━━ Input for this task

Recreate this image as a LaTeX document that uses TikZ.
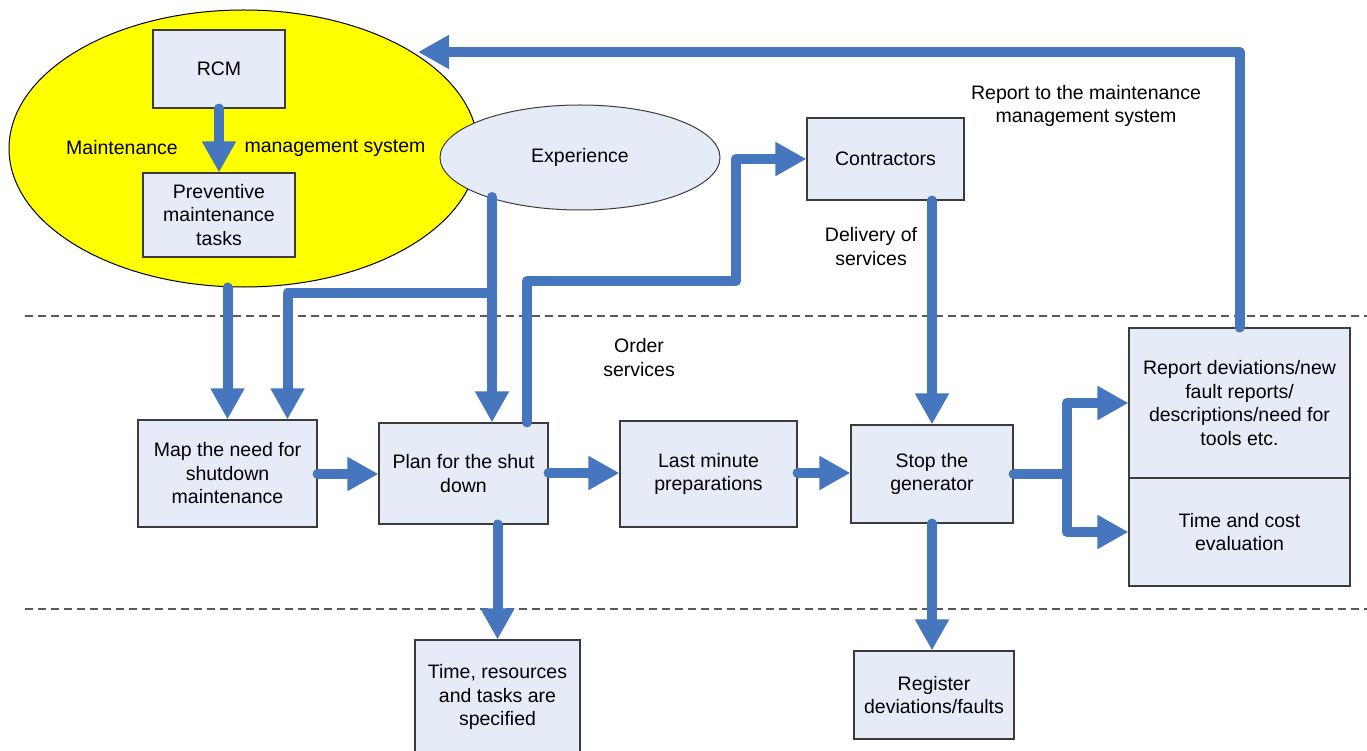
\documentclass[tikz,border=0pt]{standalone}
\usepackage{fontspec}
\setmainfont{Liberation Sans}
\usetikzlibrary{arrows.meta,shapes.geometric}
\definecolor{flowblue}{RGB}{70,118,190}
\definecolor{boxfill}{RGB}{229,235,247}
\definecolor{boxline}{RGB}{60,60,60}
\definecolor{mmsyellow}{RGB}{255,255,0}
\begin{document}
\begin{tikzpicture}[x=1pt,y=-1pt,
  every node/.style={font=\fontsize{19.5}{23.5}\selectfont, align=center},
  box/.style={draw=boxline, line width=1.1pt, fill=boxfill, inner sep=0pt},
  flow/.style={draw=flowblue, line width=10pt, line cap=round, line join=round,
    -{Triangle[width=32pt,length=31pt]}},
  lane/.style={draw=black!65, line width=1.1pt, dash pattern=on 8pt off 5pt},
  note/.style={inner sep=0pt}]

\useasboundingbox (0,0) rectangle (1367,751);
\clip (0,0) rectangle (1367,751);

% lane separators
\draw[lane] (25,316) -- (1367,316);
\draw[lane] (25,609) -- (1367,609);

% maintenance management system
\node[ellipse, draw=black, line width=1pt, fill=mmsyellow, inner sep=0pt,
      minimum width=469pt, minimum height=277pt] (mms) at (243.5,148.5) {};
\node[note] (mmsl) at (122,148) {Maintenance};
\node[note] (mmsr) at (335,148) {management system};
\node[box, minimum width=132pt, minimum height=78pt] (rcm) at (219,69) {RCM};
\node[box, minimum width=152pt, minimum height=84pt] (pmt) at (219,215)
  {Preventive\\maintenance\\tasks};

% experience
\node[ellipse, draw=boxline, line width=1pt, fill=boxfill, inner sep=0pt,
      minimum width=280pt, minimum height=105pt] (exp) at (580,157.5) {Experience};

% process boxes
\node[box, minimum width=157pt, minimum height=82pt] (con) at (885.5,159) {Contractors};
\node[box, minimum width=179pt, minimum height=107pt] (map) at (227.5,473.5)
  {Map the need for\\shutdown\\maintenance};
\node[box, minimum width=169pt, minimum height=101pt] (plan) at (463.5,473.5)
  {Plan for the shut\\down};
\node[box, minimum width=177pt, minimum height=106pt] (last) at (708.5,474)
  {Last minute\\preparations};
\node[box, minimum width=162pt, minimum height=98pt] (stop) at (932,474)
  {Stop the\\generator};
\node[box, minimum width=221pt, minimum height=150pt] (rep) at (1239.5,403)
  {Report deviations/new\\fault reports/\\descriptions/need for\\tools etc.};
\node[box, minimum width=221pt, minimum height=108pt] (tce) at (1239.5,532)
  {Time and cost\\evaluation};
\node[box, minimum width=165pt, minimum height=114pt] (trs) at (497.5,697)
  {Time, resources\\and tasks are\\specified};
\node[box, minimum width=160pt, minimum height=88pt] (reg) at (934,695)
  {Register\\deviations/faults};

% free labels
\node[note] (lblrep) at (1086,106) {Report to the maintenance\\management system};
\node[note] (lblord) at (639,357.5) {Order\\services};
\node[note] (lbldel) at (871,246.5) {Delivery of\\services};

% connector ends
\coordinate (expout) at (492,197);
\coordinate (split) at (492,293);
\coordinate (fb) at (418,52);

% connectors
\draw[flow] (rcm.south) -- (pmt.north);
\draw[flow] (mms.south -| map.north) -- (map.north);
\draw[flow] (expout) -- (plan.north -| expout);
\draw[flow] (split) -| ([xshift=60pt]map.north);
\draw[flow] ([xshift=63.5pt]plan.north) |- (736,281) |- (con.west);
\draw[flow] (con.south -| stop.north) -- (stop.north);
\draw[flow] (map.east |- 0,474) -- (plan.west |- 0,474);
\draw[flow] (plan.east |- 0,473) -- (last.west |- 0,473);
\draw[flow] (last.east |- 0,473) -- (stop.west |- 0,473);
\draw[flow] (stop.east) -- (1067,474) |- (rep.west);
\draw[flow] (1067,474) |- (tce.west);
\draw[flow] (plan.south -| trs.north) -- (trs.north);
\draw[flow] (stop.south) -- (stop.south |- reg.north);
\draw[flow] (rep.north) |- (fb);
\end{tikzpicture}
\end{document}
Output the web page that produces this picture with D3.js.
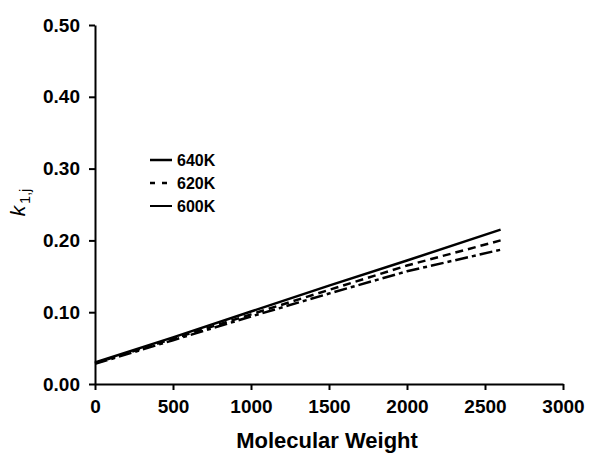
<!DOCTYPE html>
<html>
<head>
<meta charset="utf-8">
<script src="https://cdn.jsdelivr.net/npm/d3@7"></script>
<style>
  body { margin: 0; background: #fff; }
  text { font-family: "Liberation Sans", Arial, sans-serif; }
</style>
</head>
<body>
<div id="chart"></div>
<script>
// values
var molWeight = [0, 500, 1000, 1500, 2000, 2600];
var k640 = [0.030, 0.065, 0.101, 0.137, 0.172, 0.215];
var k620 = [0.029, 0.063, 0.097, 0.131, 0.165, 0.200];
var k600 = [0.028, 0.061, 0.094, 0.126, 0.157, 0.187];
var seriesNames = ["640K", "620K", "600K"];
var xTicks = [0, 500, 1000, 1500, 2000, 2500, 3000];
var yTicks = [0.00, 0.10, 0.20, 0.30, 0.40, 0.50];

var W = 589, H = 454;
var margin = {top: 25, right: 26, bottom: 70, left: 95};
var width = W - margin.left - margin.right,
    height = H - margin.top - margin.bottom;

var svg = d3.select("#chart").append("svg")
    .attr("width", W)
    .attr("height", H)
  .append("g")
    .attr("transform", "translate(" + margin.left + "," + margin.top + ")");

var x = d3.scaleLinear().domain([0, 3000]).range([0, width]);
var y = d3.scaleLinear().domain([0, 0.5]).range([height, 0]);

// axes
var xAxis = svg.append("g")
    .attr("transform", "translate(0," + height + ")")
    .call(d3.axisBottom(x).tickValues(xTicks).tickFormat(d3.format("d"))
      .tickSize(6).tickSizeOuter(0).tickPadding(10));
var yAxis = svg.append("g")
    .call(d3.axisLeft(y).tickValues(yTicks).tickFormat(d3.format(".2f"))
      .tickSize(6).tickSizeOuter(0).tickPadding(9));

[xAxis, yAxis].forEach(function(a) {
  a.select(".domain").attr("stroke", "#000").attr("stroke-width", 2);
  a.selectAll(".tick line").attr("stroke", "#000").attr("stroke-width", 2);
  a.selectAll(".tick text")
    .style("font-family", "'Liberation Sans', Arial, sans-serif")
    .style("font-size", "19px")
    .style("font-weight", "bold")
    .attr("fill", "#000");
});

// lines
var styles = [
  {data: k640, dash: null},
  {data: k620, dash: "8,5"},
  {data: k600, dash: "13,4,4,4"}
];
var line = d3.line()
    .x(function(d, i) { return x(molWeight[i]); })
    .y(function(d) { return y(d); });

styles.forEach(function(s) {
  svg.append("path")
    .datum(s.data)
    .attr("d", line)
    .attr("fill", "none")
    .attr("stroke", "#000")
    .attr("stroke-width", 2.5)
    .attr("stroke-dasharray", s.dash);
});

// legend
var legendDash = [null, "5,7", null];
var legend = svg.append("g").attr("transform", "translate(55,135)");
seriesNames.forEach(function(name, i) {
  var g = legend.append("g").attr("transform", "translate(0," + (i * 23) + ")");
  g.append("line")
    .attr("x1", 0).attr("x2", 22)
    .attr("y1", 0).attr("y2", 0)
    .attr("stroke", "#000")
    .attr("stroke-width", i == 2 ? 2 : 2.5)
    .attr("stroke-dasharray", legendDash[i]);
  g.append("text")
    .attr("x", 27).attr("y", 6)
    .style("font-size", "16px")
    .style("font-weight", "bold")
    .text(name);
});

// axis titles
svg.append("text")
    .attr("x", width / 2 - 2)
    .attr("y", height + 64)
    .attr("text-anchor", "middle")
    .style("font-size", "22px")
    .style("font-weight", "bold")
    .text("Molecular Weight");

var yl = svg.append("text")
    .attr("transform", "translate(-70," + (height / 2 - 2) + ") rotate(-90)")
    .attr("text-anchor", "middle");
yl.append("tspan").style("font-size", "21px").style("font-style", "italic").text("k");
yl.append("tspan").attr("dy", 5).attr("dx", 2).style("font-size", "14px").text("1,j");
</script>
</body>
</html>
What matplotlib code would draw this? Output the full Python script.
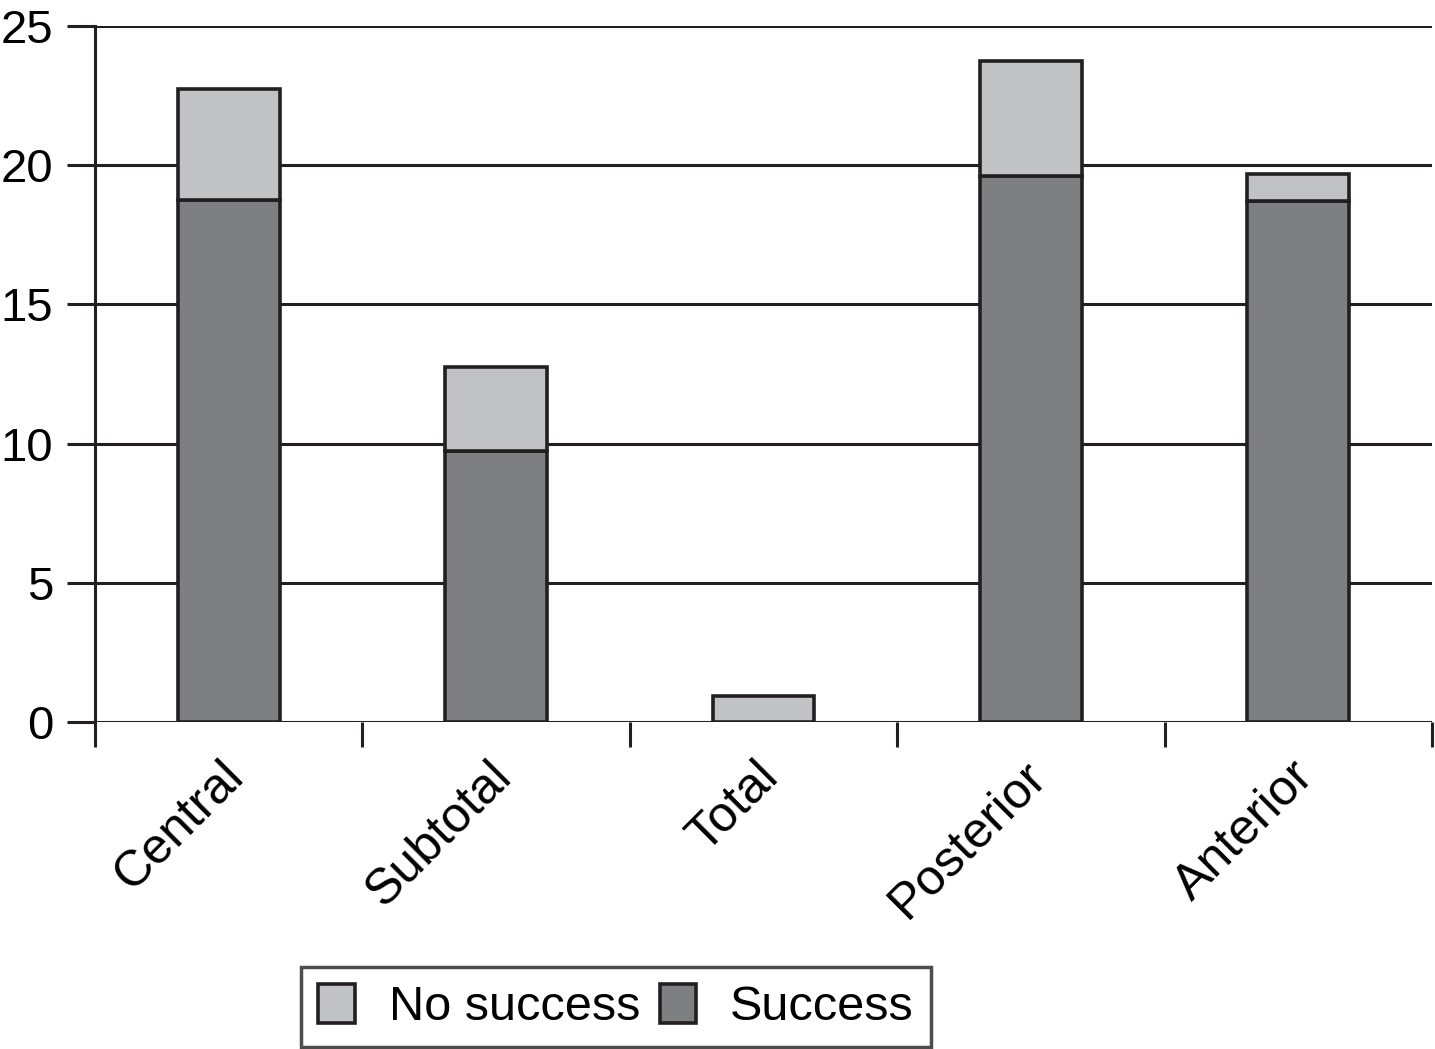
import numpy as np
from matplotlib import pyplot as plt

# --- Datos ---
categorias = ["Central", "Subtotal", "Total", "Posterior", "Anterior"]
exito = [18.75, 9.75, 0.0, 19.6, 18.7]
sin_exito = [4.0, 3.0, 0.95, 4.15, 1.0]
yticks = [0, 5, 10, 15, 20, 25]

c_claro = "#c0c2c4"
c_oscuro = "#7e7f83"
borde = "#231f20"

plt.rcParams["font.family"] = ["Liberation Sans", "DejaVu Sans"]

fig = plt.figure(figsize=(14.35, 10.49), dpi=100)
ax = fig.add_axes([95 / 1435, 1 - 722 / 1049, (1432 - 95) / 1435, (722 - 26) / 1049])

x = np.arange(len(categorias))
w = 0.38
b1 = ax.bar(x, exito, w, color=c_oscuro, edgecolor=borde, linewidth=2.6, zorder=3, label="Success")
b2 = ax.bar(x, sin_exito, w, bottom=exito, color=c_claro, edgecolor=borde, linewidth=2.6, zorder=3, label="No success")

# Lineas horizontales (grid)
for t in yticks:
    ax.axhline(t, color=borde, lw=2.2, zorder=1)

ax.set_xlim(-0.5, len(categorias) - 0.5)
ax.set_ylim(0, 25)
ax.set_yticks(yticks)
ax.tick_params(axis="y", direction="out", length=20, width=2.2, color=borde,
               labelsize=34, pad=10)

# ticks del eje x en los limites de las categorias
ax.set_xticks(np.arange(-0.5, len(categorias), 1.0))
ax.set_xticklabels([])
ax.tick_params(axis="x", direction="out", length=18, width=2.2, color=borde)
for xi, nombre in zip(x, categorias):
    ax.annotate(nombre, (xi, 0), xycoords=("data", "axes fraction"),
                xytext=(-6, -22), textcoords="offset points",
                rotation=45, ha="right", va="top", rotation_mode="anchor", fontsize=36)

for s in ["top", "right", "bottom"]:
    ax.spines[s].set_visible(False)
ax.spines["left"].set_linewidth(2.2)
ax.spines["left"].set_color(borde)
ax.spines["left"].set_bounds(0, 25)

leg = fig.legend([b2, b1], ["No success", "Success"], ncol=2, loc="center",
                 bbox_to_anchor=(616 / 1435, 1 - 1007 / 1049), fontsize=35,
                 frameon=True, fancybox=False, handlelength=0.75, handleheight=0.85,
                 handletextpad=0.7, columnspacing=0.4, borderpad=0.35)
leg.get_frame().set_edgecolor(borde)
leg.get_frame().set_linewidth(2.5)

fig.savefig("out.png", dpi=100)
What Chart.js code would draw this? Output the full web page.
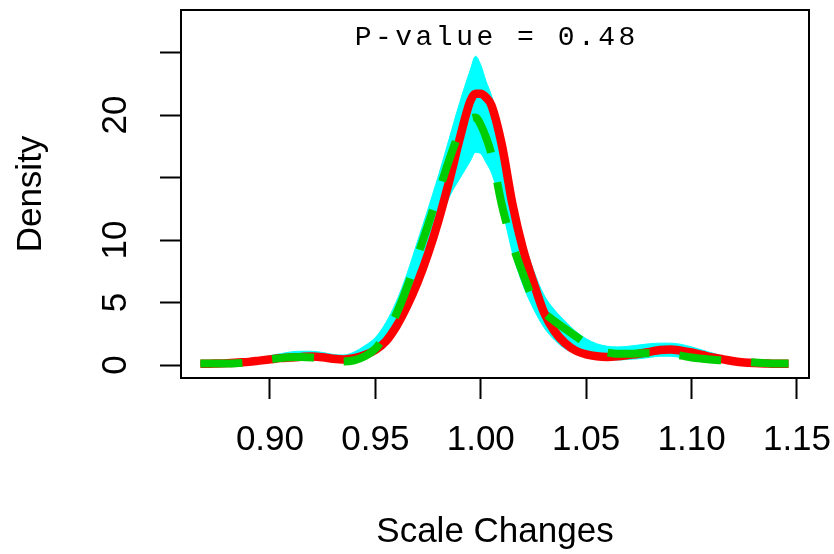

━━━━

## [Aim of the exercise]
Only the lines between the one with "Output the web" and the one with "var yTicks = [0.00, 0.10, 0.20, 0.30, 0.40, 0.50];", those two included, get copied from the material above. Keep it exact and free of pictures.

## [Response below]
Output the web page that produces this picture with D3.js.
<!DOCTYPE html>
<html>
<head>
<meta charset="utf-8">
<script src="https://cdn.jsdelivr.net/npm/d3@7"></script>
<style>
  body { margin: 0; background: #fff; }
  text { font-family: "Liberation Sans", Arial, sans-serif; }
</style>
</head>
<body>
<div id="chart"></div>
<script>
// values
var molWeight = [0, 500, 1000, 1500, 2000, 2600];
var k640 = [0.030, 0.065, 0.101, 0.137, 0.172, 0.215];
var k620 = [0.029, 0.063, 0.097, 0.131, 0.165, 0.200];
var k600 = [0.028, 0.061, 0.094, 0.126, 0.157, 0.187];
var seriesNames = ["640K", "620K", "600K"];
var xTicks = [0, 500, 1000, 1500, 2000, 2500, 3000];
var yTicks = [0.00, 0.10, 0.20, 0.30, 0.40, 0.50];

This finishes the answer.